━━━ Given data

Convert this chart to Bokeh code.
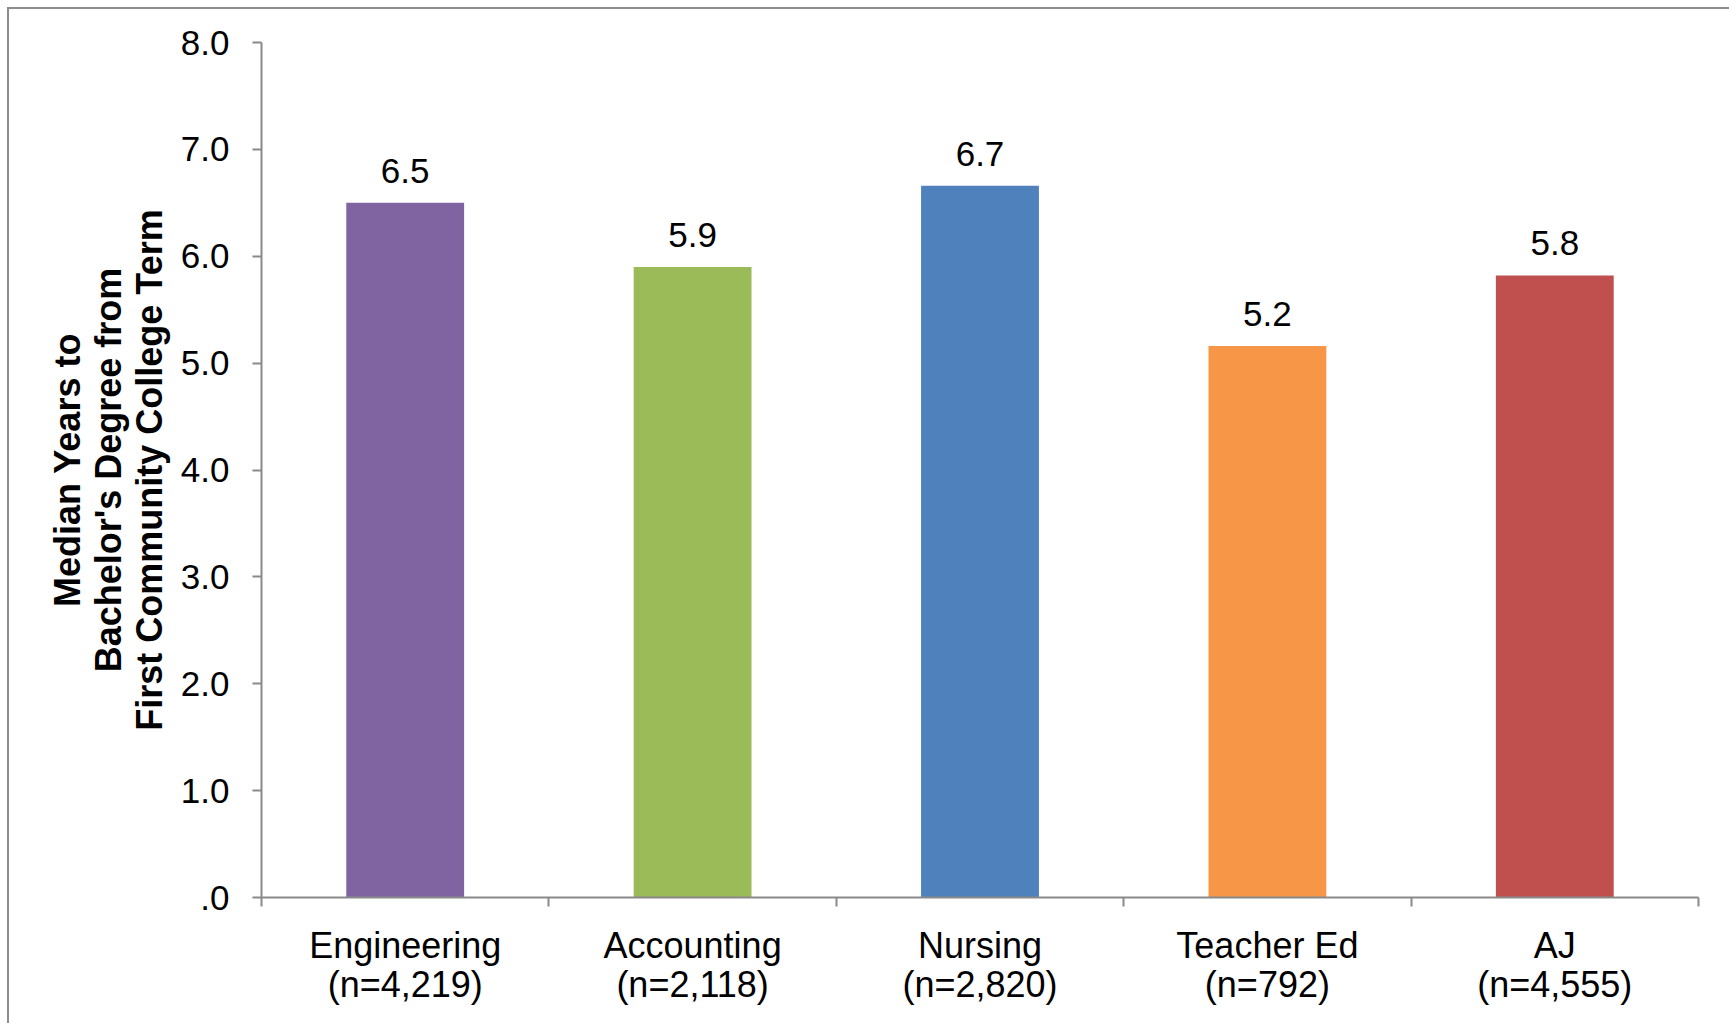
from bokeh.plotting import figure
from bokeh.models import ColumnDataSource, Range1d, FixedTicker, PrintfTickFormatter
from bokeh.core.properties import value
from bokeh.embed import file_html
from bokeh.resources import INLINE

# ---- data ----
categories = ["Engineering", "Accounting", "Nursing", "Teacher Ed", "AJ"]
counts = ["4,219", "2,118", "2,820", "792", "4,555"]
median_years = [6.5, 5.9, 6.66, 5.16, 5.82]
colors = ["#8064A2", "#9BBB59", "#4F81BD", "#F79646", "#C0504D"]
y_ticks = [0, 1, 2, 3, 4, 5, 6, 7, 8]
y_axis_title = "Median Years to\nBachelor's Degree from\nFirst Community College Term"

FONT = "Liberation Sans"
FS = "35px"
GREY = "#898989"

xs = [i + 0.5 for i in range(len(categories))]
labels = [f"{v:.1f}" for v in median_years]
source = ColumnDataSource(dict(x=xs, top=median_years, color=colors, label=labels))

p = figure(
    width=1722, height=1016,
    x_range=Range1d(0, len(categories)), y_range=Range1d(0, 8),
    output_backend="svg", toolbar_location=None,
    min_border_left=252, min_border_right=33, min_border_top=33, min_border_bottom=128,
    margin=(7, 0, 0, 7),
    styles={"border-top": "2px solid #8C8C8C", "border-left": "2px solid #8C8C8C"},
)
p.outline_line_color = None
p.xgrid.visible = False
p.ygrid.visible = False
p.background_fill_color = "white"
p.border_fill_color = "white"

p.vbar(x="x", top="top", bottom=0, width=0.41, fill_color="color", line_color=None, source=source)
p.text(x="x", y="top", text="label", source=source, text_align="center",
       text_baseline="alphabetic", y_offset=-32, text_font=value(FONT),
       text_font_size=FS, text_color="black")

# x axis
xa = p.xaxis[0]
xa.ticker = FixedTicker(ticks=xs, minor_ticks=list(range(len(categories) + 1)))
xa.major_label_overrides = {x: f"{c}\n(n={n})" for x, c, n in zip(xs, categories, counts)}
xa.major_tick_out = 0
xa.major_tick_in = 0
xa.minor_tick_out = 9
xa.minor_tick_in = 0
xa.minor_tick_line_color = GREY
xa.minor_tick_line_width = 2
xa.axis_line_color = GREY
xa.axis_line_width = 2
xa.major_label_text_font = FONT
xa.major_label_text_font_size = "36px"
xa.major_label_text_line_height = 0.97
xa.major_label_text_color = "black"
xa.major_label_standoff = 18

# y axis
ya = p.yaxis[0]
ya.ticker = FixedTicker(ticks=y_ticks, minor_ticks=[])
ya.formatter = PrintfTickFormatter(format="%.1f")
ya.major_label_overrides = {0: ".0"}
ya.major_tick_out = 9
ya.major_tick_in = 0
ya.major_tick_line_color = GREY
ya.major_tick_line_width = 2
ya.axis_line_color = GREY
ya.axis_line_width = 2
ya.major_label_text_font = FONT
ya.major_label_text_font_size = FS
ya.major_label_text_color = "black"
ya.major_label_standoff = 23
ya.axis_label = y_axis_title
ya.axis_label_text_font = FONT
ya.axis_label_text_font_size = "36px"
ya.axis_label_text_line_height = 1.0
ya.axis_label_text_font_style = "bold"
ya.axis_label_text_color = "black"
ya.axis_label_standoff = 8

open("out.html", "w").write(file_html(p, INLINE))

━━━━━━

## Prompt
Print, exactly as written, the lines above from the first one to the one containing "from bokeh.resources import INLINE". Leave out pictures.

## Expected answer
Convert this chart to Bokeh code.
from bokeh.plotting import figure
from bokeh.models import ColumnDataSource, Range1d, FixedTicker, PrintfTickFormatter
from bokeh.core.properties import value
from bokeh.embed import file_html
from bokeh.resources import INLINE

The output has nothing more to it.